De heffingsambtenaar heeft ter zitting van het Hof onweersproken verklaard dat de onderhavige hondenbelasting is gericht op het verkrijgen van algemene middelen door de gemeente, dat de kosten verbonden aan het hondenbezit niet van wezenlijke betekenis zijn geweest voor het invoeren van de hondenbelasting en dat de invoering van de belasting alleen heeft plaatsgevonden omdat artikel 226 van de Gemeentewet daartoe de mogelijkheid biedt.
Voor het Hof was in geschil of de aanslag in de hondenbelasting terecht is opgelegd. Belanghebbende heeft de aanslag bestreden met het argument dat in de Verordening een ongelijke behandeling is vervat van houders van een hond ten opzichte van hen die geen houder van een hond zijn.
Het Hof heeft geoordeeld dat in het geval een gemeente hondenbelasting heft ter verkrijging van algemene middelen, er een objectieve en redelijke grond bestaat voor het onderscheid tussen hondenbezitters en niet-hondenbezitters indien de kosten die het hondenbezit voor de gemeente meebrengt van wezenlijke betekenis zijn voor het heffen van de hondenbelasting, en de hoogte van de belasting mede is afgestemd op die kosten.
Het Hof heeft vervolgens geoordeeld dat het, gelet op de hiervoor in 3.1.4 weergegeven verklaring van de heffingsambtenaar, geen objectieve en redelijke grond ziet om de belasting alleen van hondenbezitters te heffen. Het Hof is daarom van oordeel dat het in artikel 1 van de Grondwet verankerde gelijkheidsbeginsel in dit geval is geschonden en dat op grond daarvan aan de Verordening verbindende kracht moet worden ontzegd. Op die grond heeft het Hof de op de Verordening gebaseerde aanslag hondenbelasting vernietigd.
Hiertegen richt zich het middel in het principale beroep.

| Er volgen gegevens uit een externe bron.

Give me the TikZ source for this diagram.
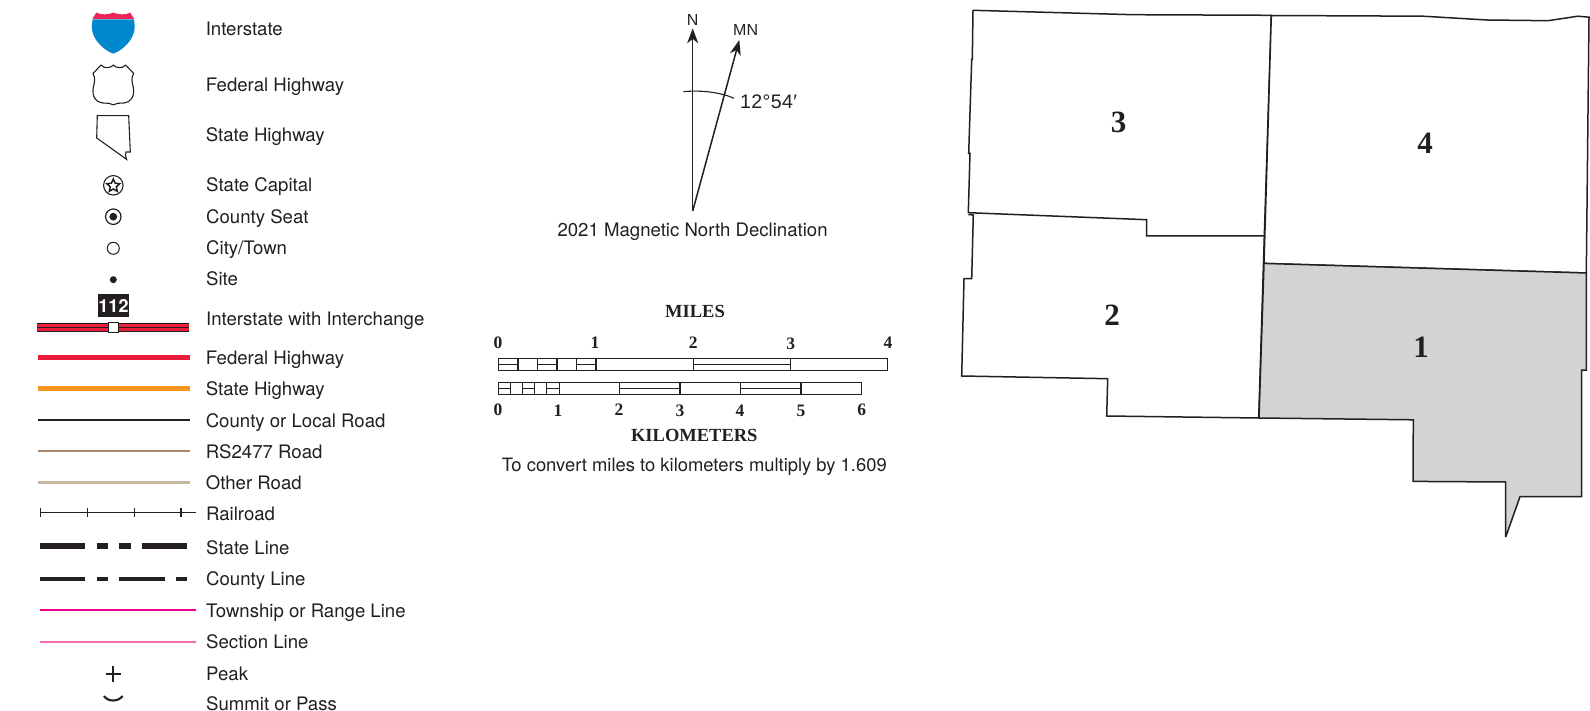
\documentclass[tikz,border=0pt]{standalone}
\usepackage{fontspec}
\usetikzlibrary{arrows.meta,shapes.geometric}
\setmainfont{TeX Gyre Heros}
\newfontfamily\serifbold{Liberation Serif}
\newfontfamily\arialfont{Liberation Sans}[LetterSpace=2]
\definecolor{ink}{HTML}{231F20}
\definecolor{ibluec}{HTML}{0088CE}
\definecolor{iredc}{HTML}{EE2558}
\definecolor{fedred}{HTML}{ED1C3A}
\definecolor{stateor}{HTML}{F7941D}
\definecolor{rstan}{HTML}{A9866A}
\definecolor{othertan}{HTML}{C8B79E}
\definecolor{twpink}{HTML}{EC008C}
\definecolor{secpink}{HTML}{F46DB5}
\definecolor{countygray}{HTML}{D1D3D4}
\tikzset{
  x=1pt,y=-1pt,
  every node/.style={inner sep=0pt,outer sep=0pt,text=ink},
  legend/.style={anchor=base west,font=\fontsize{18.6}{20}\selectfont},
  caption/.style={anchor=base,font=\fontsize{18.6}{20}\selectfont},
  compasslabel/.style={anchor=base,font=\fontsize{16}{18}\selectfont\arialfont},
  capserif/.style={anchor=base,font=\fontsize{18.5}{20}\selectfont\serifbold\bfseries},
  scalenum/.style={anchor=base,font=\fontsize{17.5}{20}\selectfont\serifbold\bfseries},
  mapnum/.style={anchor=base,font=\fontsize{31}{32}\selectfont\serifbold\bfseries},
  outline/.style={draw=ink,line width=1.5pt,line join=miter,miter limit=4},
  bar/.style={draw=ink,line width=1.1pt},
  head/.style={-{Stealth[length=15pt,width=11pt,inset=4.5pt]},draw=ink,line width=1.5pt}
}
\begin{document}
\begin{tikzpicture}
\useasboundingbox (0,0) rectangle (1590,711);
\clip (0,0) rectangle (1590,711);
% Interstate shield
\path[fill=ibluec] (92.6,19.5) -- (134,19.5) .. controls (135,27) and (135,30) .. (133,35) .. controls (130,43) and (121,51) .. (113.3,53.6) .. controls (105.5,51) and (96.5,43) .. (93.5,35) .. controls (91.5,30) and (91.5,27) .. (92.6,19.5) -- cycle;
\path[fill=iredc] (96.3,12.6) .. controls (101,15) and (108,15) .. (113.3,12.6) .. controls (119,15) and (126,15) .. (130.3,12.6) .. controls (131,15) and (133,16) .. (134,18.8) -- (92.6,18.8) .. controls (93.5,16) and (95.5,15) .. (96.3,12.6) -- cycle;
% Federal shield
\draw[draw=ink,line width=1.1pt,line join=round] (101,65) .. controls (103,67) and (105,68) .. (107.3,67.7) .. controls (110,67.7) and (112,66.5) .. (113.3,65) .. controls (114.6,66.5) and (116.6,67.7) .. (119.3,67.7) .. controls (121.6,68) and (123.6,67) .. (125.6,65) -- (133.7,73.5) .. controls (131,78) and (132,82) .. (133.2,87) .. controls (135,96) and (131,102.5) .. (124,103) .. controls (119,103.3) and (116,103) .. (113.3,104.8) .. controls (110.6,103) and (107.6,103.3) .. (102.6,103) .. controls (95.6,102.5) and (91.6,96) .. (93.4,87) .. controls (94.6,82) and (95.6,78) .. (93,73.5) -- cycle;
% State outline
\draw[draw=ink,line width=1.1pt,line join=miter] (97.3,115.7) -- (128.7,115.7) -- (130.3,152) -- (126,152) .. controls (125,154) and (125.5,156) .. (126.7,159.4) -- (96.7,138) -- cycle;
% Point symbols
\node[circle,draw=ink,line width=1.1pt,minimum size=19.5pt] (capc) at (113.3,185.3) {};
\node[star,star points=5,star point ratio=2.1,draw=ink,line width=1.5pt,fill=white,minimum size=13.5pt] (caps) at (113.3,185.8) {};
\node[circle,draw=ink,line width=1.2pt,minimum size=15.5pt] (seatc) at (113.3,216.7) {};
\node[circle,fill=ink,minimum size=7.8pt] (seatd) at (113.3,216.7) {};
\node[circle,draw=ink,line width=1pt,minimum size=12pt] (city) at (113.3,248.3) {};
\node[circle,fill=ink,minimum size=7pt] (site) at (113.3,279.7) {};
% Interstate line
\path[fill=ink] (37.3,322.7) rectangle (189.3,331.7);
\path[fill=fedred] (37.3,323.9) rectangle (189.3,326.6);
\path[fill=fedred] (37.3,327.9) rectangle (189.3,330.5);
\node[fill=ink,minimum width=31pt,minimum height=23pt,font=\fontsize{18}{20}\selectfont\bfseries] (shieldno) at (113.5,305.5) {\textcolor{white}{112}};
\node[draw=ink,line width=1.1pt,fill=white,minimum width=10.5pt,minimum height=10.5pt] (inter) at (113.6,327.4) {};
% Line samples
\coordinate (la) at (37.5,357); \coordinate (lb) at (189.6,357);
\draw[fedred,line width=5pt] (la) -- (lb);
\coordinate (lc) at (37.5,388.6); \coordinate (ld) at (189.6,388.6);
\draw[stateor,line width=5pt] (lc) -- (ld);
\coordinate (le) at (37.5,419.8); \coordinate (lf) at (189.6,419.8);
\draw[ink,line width=2pt] (le) -- (lf);
\coordinate (lg) at (37.5,451); \coordinate (lh) at (189.6,451);
\draw[rstan,line width=2.6pt] (lg) -- (lh);
\coordinate (li) at (37.5,482.4); \coordinate (lj) at (189.6,482.4);
\draw[othertan,line width=2.4pt] (li) -- (lj);
% Railroad
\coordinate (ra) at (40.7,512.7); \coordinate (rb) at (196,512.7);
\draw[ink,line width=1.2pt] (ra) -- (rb);
\foreach \tx in {40.7,87.3,134.3,181} \draw[ink,line width=1.1pt] (\tx,508) -- (\tx,517.4);
% State line
\foreach \sa/\sb in {40/85.3,96.7/108,119.3/130.7,142/187.3} \draw[ink,line width=6pt] (\sa,546.3) -- (\sb,546.3);
% County line
\foreach \sa/\sb in {40/85.3,96.7/108,119.3/164.7,176/187.3} \draw[ink,line width=3.8pt] (\sa,579.3) -- (\sb,579.3);
\coordinate (ta) at (40,610); \coordinate (tb) at (196,610);
\draw[twpink,line width=2.1pt] (ta) -- (tb);
\coordinate (sa) at (40,642); \coordinate (sb) at (196,642);
\draw[secpink,line width=1.6pt] (sa) -- (sb);
% Peak and pass
\draw[ink,line width=2.1pt] (105.6,674) -- (121,674) (113.3,666.3) -- (113.3,681.7);
\draw[ink,line width=2.1pt] (104,696) .. controls (108,702) and (118,702) .. (122.7,696);
% Legend text
\node[legend] (t1) at (205.8,36) {Interstate};
\node[legend] (t2) at (205.8,92) {Federal Highway};
\node[legend] (t3) at (205.8,142) {State Highway};
\node[legend] (t4) at (206.2,191.5) {State Capital};
\node[legend] (t5) at (206.2,224) {County Seat};
\node[legend] (t6) at (206.2,255) {City/Town};
\node[legend] (t7) at (206.2,285.5) {Site};
\node[legend] (t8) at (206.2,325) {Interstate with Interchange};
\node[legend] (t9) at (205.8,364) {Federal Highway};
\node[legend] (t10) at (205.8,395) {State Highway};
\node[legend] (t11) at (205.8,427) {County or Local Road};
\node[legend] (t12) at (205.8,458) {RS2477 Road};
\node[legend] (t13) at (205.8,489.5) {Other Road};
\node[legend] (t14) at (206.2,520) {Railroad};
\node[legend] (t15) at (206.2,554) {State Line};
\node[legend] (t16) at (206.2,585) {County Line};
\node[legend] (t17) at (206.2,617) {Township or Range Line};
\node[legend] (t18) at (206.2,648) {Section Line};
\node[legend] (t19) at (206.2,680) {Peak};
\node[legend] (t20) at (206.2,710.5) {Summit or Pass};
% Compass
\coordinate (mbase) at (692.7,211);
\coordinate (ntip) at (692.7,28.3);
\coordinate (mntip) at (739.3,40);
\draw[head] (mbase) -- (ntip);
\draw[head] (mbase) -- (mntip);
\draw[ink,line width=1.1pt] (683.3,91.7) .. controls (700,90) and (720,92) .. (734,98.3);
\node[compasslabel] (nn) at (692.7,25.5) {N};
\node[compasslabel] (mn) at (745.7,35.5) {MN};
\node[anchor=base west,font=\fontsize{19.6}{20}\selectfont\arialfont] (decl) at (740,108.5) {12°54′};
\node[caption] (capd) at (692.6,237) {2021 Magnetic North Declination};
% Scale bars
\draw[bar] (498.3,358.3) rectangle (887.7,370.3);
\foreach \tx in {518,537.3,557,576.3,596,693.3,790.7} \draw[bar] (\tx,358.3) -- (\tx,370.3);
\foreach \sa/\sb in {498.3/518,537.3/557,576.3/596,693.3/790.7} \draw[bar] (\sa,364.3) -- (\sb,364.3);
\draw[bar] (498.3,382.7) rectangle (861.7,394.7);
\foreach \tx in {510.3,522.7,534.7,546.7,559.3,619.3,680,740.3,801} \draw[bar] (\tx,382.7) -- (\tx,394.7);
\foreach \sa/\sb in {498.3/510.3,522.7/534.7,546.7/559.3,619.3/680,740.3/801} \draw[bar] (\sa,388.7) -- (\sb,388.7);
\node[capserif] (miles) at (695,317) {MILES};
\node[scalenum] (m0) at (498,348.3) {0};
\node[scalenum] (m1) at (595,348.3) {1};
\node[scalenum] (m2) at (693.3,348.3) {2};
\node[scalenum] (m3) at (790.7,349.3) {3};
\node[scalenum] (m4) at (888,348.8) {4};
\node[scalenum] (k0) at (498,415) {0};
\node[scalenum] (k1) at (558,416.3) {1};
\node[scalenum] (k2) at (619,415) {2};
\node[scalenum] (k3) at (680,416) {3};
\node[scalenum] (k4) at (740,416.3) {4};
\node[scalenum] (k5) at (801,416.3) {5};
\node[scalenum] (k6) at (861.7,415) {6};
\node[capserif] (kil) at (694.3,441) {KILOMETERS};
\node[anchor=base,font=\fontsize{18.4}{20}\selectfont] (conv) at (694.3,471.5) {To convert miles to kilometers multiply by 1.609};
% Map
\draw[outline,fill=white] (968.3,214.5) -- (973.3,215) -- (971.7,278.7) -- (964,278.7) -- (961.7,376) -- (1107.7,378.7) -- (1106.7,416) -- (1258.7,418) -- (1264.3,236);
\draw[outline,fill=white] (973,10.3) -- (1133,14.7) -- (1271.3,15.3) -- (1264.3,236) -- (1146.7,236) -- (1146.7,219.7) -- (968.3,212.7) -- (970,153.3) -- (968.7,153.3) -- (971.7,59.3) -- (972.3,59.3) -- cycle;
\draw[outline,fill=white] (1271.3,15.5) -- (1423,16.2) -- (1487,20) -- (1548,20.7) -- (1578,16.2) -- (1589,17.2) -- (1586.3,273) -- (1264,263.4) -- cycle;
\draw[outline,fill=countygray] (1264,263.4) -- (1586.3,273) -- (1586.3,370) -- (1581.7,370) -- (1581.7,496.6) -- (1520,496.6) -- (1505.7,537) -- (1505.7,482) -- (1413,481.4) -- (1413.3,419.8) -- (1259,418) -- cycle;
\node[mapnum] (c3) at (1118.5,133) {3};
\node[mapnum] (c2) at (1112,325) {2};
\node[mapnum] (c4) at (1425,154) {4};
\node[mapnum] (c1) at (1421,357) {1};
\end{tikzpicture}
\end{document}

Met betrekking tot de beschikking op grond van de Wet WOZ en de aanslag in de onroerendezaakbelastingen ging het geschil over de vraag of de waarde van de woning door de heffingsambtenaar te hoog is vastgesteld. Het Hof heeft die vraag ontkennend beantwoord. Hiertegen richt zich het middel in het incidentele beroep.